Het misdrijf schuldig verzuim houdt in dat de dader (de verzuimer) geen hulp verleent aan iemand (de hulpbehoevende) die in groot gevaar verkeert, wanneer hij zelf diens toestand heeft vastgesteld of wanneer die toestand aan hem is beschreven door diegene die zijn hulp inroept.
Een ernstig, groot gevaar
De strafwet vereist dat de verzuimer kon helpen zonder ernstig gevaar voor zichzelf of voor anderen.
Als de verzuimer niet persoonlijk het gevaar waarin de hulpbehoevende verkeerde heeft vastgesteld, kan hij niet worden gestraft als hij op basis van de omstandigheden waarin hij werd verzocht te helpen, kon geloven dat het verzoek niet ernstig was of dat er gevaar voor hemzelf of derden aan verbonden was.
Een groot gevaar betekent dat de hulpbehoevende in een toestand verkeert waarin hij aangetast dreigt te worden in zijn persoonlijke integriteit, zijn vrijheid of zijn eerbaarheid.

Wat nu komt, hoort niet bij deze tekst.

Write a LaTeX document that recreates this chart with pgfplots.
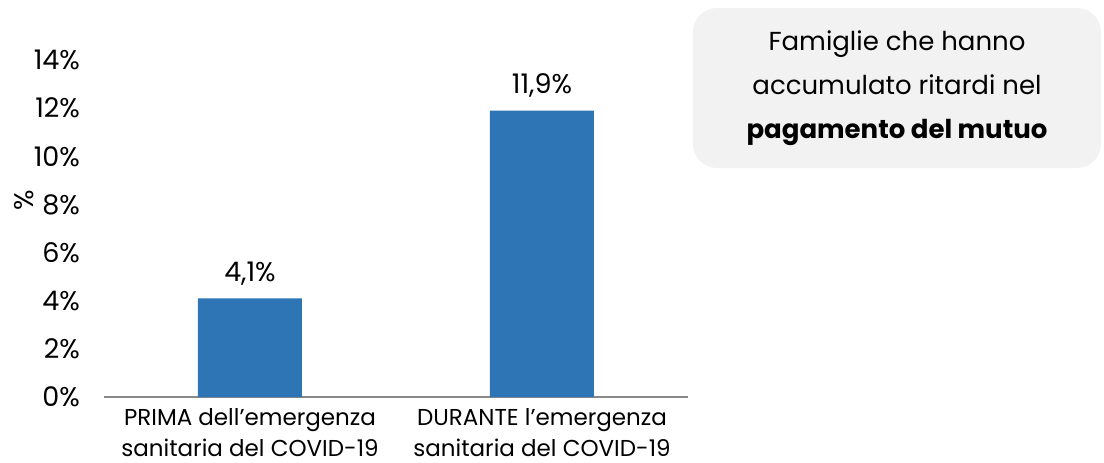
\documentclass[border=0pt]{standalone}
\usepackage{pgfplots}
\pgfplotsset{compat=1.18}
\usepackage{fontspec}
\setmainfont{Poppins}
\definecolor{barblue}{HTML}{2E75B6}
\definecolor{boxgray}{HTML}{F2F2F2}
\definecolor{axgray}{HTML}{898989}
\begin{document}
\begin{tikzpicture}[x=1pt,y=1pt]
\useasboundingbox (-52,-32.5) rectangle (500,198.5);
\begin{axis}[
  at={(0,0)}, anchor=south west,
  scale only axis, width=292pt, height=168.5pt,
  xmin=-0.5, xmax=1.5, ymin=0, ymax=14,
  axis x line=bottom, axis y line=left,
  x axis line style={draw=axgray, line width=1.2pt, -},
  y axis line style={draw=none},
  major tick length=0pt,
  /pgf/number format/assume math mode=true,
  xtick={0,1},
  xticklabels={{PRIMA dell'emergenza\\sanitaria del COVID-19},{DURANTE l'emergenza\\sanitaria del COVID-19}},
  xticklabel style={align=center, font=\fontsize{11.5}{15.5}\selectfont, yshift=-2pt},
  ytick={0,2,4,6,8,10,12,14},
  yticklabels={0\%,2\%,4\%,6\%,8\%,10\%,12\%,14\%},
  yticklabel style={font=\fontsize{13.5}{16}\selectfont, xshift=-8.5pt},
  ybar, bar width=52pt,
  nodes near coords={\pgfmathprintnumber[fixed,precision=1,zerofill,use comma,assume math mode=true]{\pgfplotspointmeta}\%},
  nodes near coords style={font=\fontsize{13.5}{16}\selectfont, yshift=3pt},
  clip=false,
]
\addplot[fill=barblue, draw=none] coordinates {(0,4.1) (1,11.9)};
\node[rotate=90, font=\fontsize{13.5}{16}\selectfont] at ([xshift=-40pt]rel axis cs:0,0.585) {\%};
\end{axis}
\node[fill=boxgray, rounded corners=12pt, minimum width=204pt, minimum height=80pt, inner sep=0pt] at (396.5,154.5) {};
\node[align=center, font=\fontsize{13}{22}\selectfont] at (396.5,154.5) {Famiglie che hanno\\accumulato ritardi nel\\\textbf{pagamento del mutuo}};
\end{tikzpicture}
\end{document}
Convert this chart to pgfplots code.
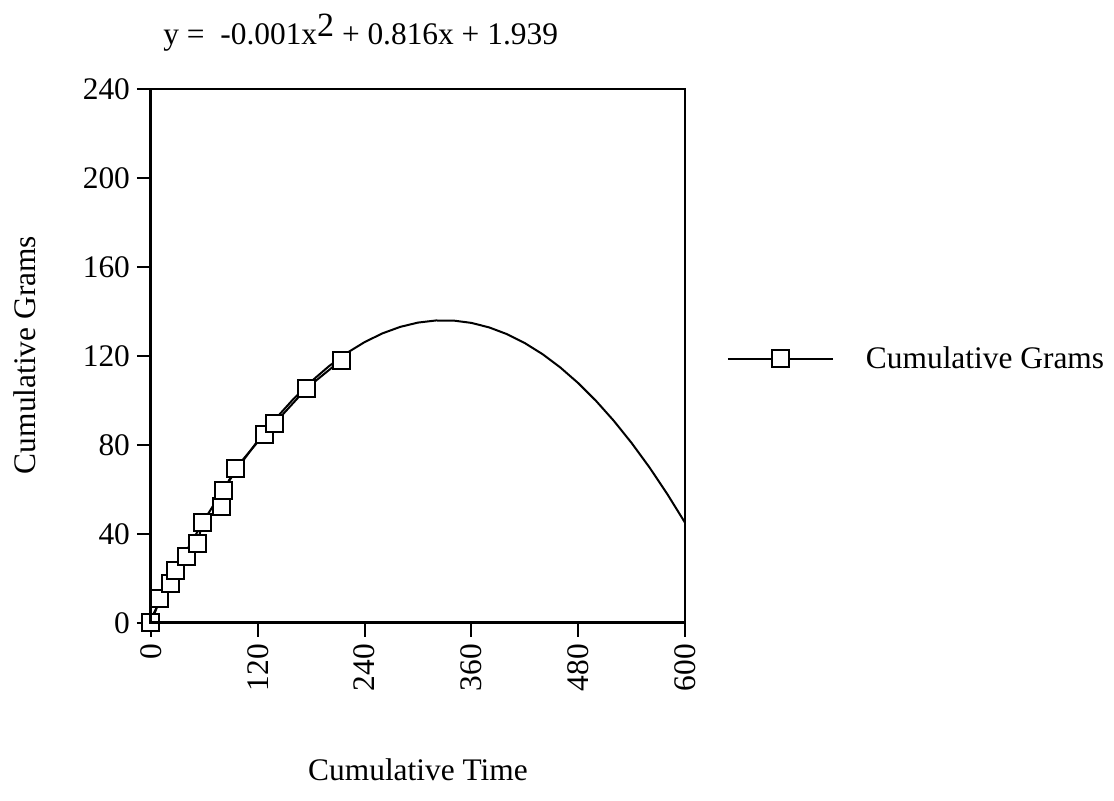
\documentclass[border=0pt]{standalone}
\usepackage{fontspec}
\setmainfont{Liberation Serif}
\usepackage{pgfplots}
\pgfplotsset{compat=1.18}
\begin{document}
\begin{tikzpicture}[font=\fontsize{15.7}{19}\selectfont]
\useasboundingbox (0,0) rectangle (557pt,400.5pt);
\begin{axis}[
  at={(75.5pt,89pt)}, anchor=south west,
  scale only axis, width=267pt, height=266.75pt,
  xmin=0, xmax=600, ymin=0, ymax=240,
  xtick={0,120,240,360,480,600},
  ytick={0,40,80,120,160,200,240},
  tick align=outside, tick pos=left,
  major tick length=7pt,
  tick style={line width=1pt, black},
  axis line style={line width=1pt},
  xticklabel style={rotate=90, anchor=east},
  /pgf/number format/assume math mode=true,
  /pgf/number format/1000 sep={},
  clip=false,
  legend style={at={(axis description cs:1,0.495)}, anchor=west, xshift=21pt,
    draw=none, fill=none, inner sep=0pt, outer sep=0pt,
    nodes={inner sep=0pt},
    /tikz/every odd column/.append style={column sep=16pt}},
  legend image code/.code={\draw[mark repeat=2,mark phase=2,#1] plot coordinates {(0pt,0pt) (26.25pt,0pt) (52.5pt,0pt)};},
  after end axis/.code={\draw[line width=1.5pt] (rel axis cs:0,1) -- (rel axis cs:0,0) -- (rel axis cs:1,0);},
]
% fitted trend line (tabulated)
\addplot[black, line width=1pt, forget plot] coordinates {
(0,1.94) (20,17.76) (40,32.60) (60,46.44) (80,59.28) (100,71.14) (120,82.00)
(140,91.88) (160,100.76) (180,108.64) (200,115.54) (220,121.44) (240,126.36)
(260,130.28) (280,133.20) (300,135.14) (320,136.08) (340,136.04) (360,135.00)
(380,132.96) (400,129.94) (420,125.92) (440,120.92) (460,114.92) (480,107.92)
(500,99.94) (520,90.96) (540,80.99) (560,70.04) (580,58.08) (600,45.14)
};
% data
\addplot[black, line width=1pt, mark=square*, mark size=4.25pt,
  mark options={fill=white, line width=1pt, solid}] coordinates {
(0,0) (10.1,10.8) (22.1,17.9) (27.7,23.8) (40.1,29.8) (52.0,35.9) (58.1,45.3)
(79.4,52.6) (82.0,59.8) (94.4,69.3) (127.3,84.9) (139.0,89.8) (174.9,105.6) (213.8,118.3)
};
\addlegendentry{Cumulative Grams}
\end{axis}
\node[anchor=west, inner sep=0pt] at (81.5pt,384pt) {y = \ -0.001x\raisebox{4pt}{\fontsize{17}{19}\selectfont 2} + 0.816x + 1.939};
\node[rotate=90] at (12.5pt,223pt) {Cumulative Grams};
\node at (209pt,15.5pt) {Cumulative Time};
\end{tikzpicture}
\end{document}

Er is dus geen doodsgevaar vereist. Voorbeelden van zo’n groot gevaar zijn: iemand die in elkaar geslagen werd en zonder hulp op straat werd gegooid, een persoon die een verkeersongeval had en daardoor ernstig gewond is, iemand die onwel wordt op straat en valt, ... De oorsprong van het gevaar is daarbij niet van belang. Men dient dus hulp te verlenen, ongeacht of de gevaarsituatie door de hulpbehoevende zelf of door een derde werd veroorzaakt.
Of de geboden hulp doeltreffend is, is evenzeer onbelangrijk. Er kan dus geen sprake zijn van schuldig verzuim wanneer men wel hulp heeft geboden, maar deze hulp uiteindelijk niet geslaagd, niet doelmatig of niet handig was.
Bestraffing
Wanneer men geen hulp biedt aan een persoon in nood, riskeert men een gevangenisstraf van acht dagen tot een jaar en/of een geldboete van 400 tot 4.000 EUR (de wettelijke geldboete van 50 tot 500 EUR die vermenigvuldigd dient te worden met de ‘opdeciemen’, de factor die momenteel 8 bedraagt).
De maximumgevangenisstraf kan bovendien verhoogd worden tot twee jaar indien de hulpbehoevende minderjarig is of in een kwetsbare toestand verkeerde ten gevolge van de leeftijd, zwangerschap, een ziekte, een lichamelijk of geestelijk gebrek of onvolwaardigheid, en deze toestand duidelijk of door de verzuimer gekend was.
De minimumstraffen kunnen tevens verdubbeld worden wanneer het verzuim ingegeven is door specifieke motieven zoals racisme (art. 422quater Sw.).